Es como levantar muros de arena para contener la marea. Jaione estuvo hace un año en Chios y ahora que ha viajado a Atenas se ha encontrado con refugiados a los que conoció aquella primera vez. Todavía siguen allí, en Grecia, a la espera de ver cumplido un sueño que muchos han comenzado a olvidar. «Hay miles de personas que llegaron aquí con una perspectiva y ahora están en un limbo; pensaban que como mucho estarían dos meses pero ya llevan dos años». Y a ellos se les suman los que no dejan de ocupar los contenedores que quedan vacíos en Chios. El flujo es incesante.

Algunos lo consiguen, como los kurdos Saad Salak y sus hijos Nour, Diyar y Nadin, que, tras dos años, podrán reunirse en Alemania con el resto de la familia. O el joven Kheder, a quien le han concedido el asilo en Grecia. Jaione recuerda a estos refugiados, los que han tenido suerte, y también a los que se han perdido por el camino. Muchos adolescentes que llegaron solos a Grecia han sido captados por grupos de delincuentes, otros «se pasan el día bebiendo en un parque o fumando marihuana. Hace poco me encontré con uno de ellos, Kusay, y me contó que llevaba tres días viviendo en la calle».
Ellos son los escombros del largo viaje hacia una Europa soñada que cada vez está más lejos, pero no ocupan el escalón más bajo. En Atenas existe un lugar al que llaman ‘Singleman’, la casa de los solteros. «Cuando nos sobra comida la llevamos a un edificio abandonado donde viven chicos que están solos. No tiene agua ni electricidad y está repleto de gente con problemas mentales. Entrar allí -describe Jaione Berridi- es ver la selva, lo más trágico de la vida».

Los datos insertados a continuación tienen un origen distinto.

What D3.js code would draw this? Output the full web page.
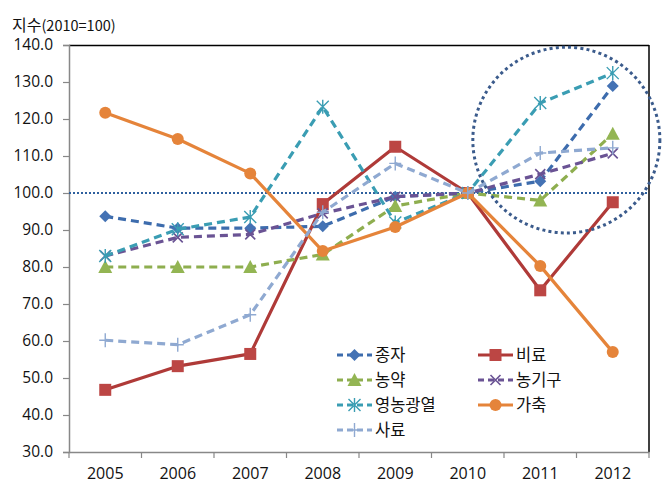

Esa, la de los refugiados, es una realidad que sigue latiendo y solo sale a la luz cuando aparece un niño ahogado en una playa. Pero la vida no cesa para las hileras de personas que nunca pensaron llegar hasta donde han llegado. «Por lo menos comen bien», se animan los voluntarios de Zaporeak. Parece una frivolidad pero no lo es. Contar con un plato al día es mucho para unos seres humanos que ya solo tienen tiempo para esperar. No les queda más.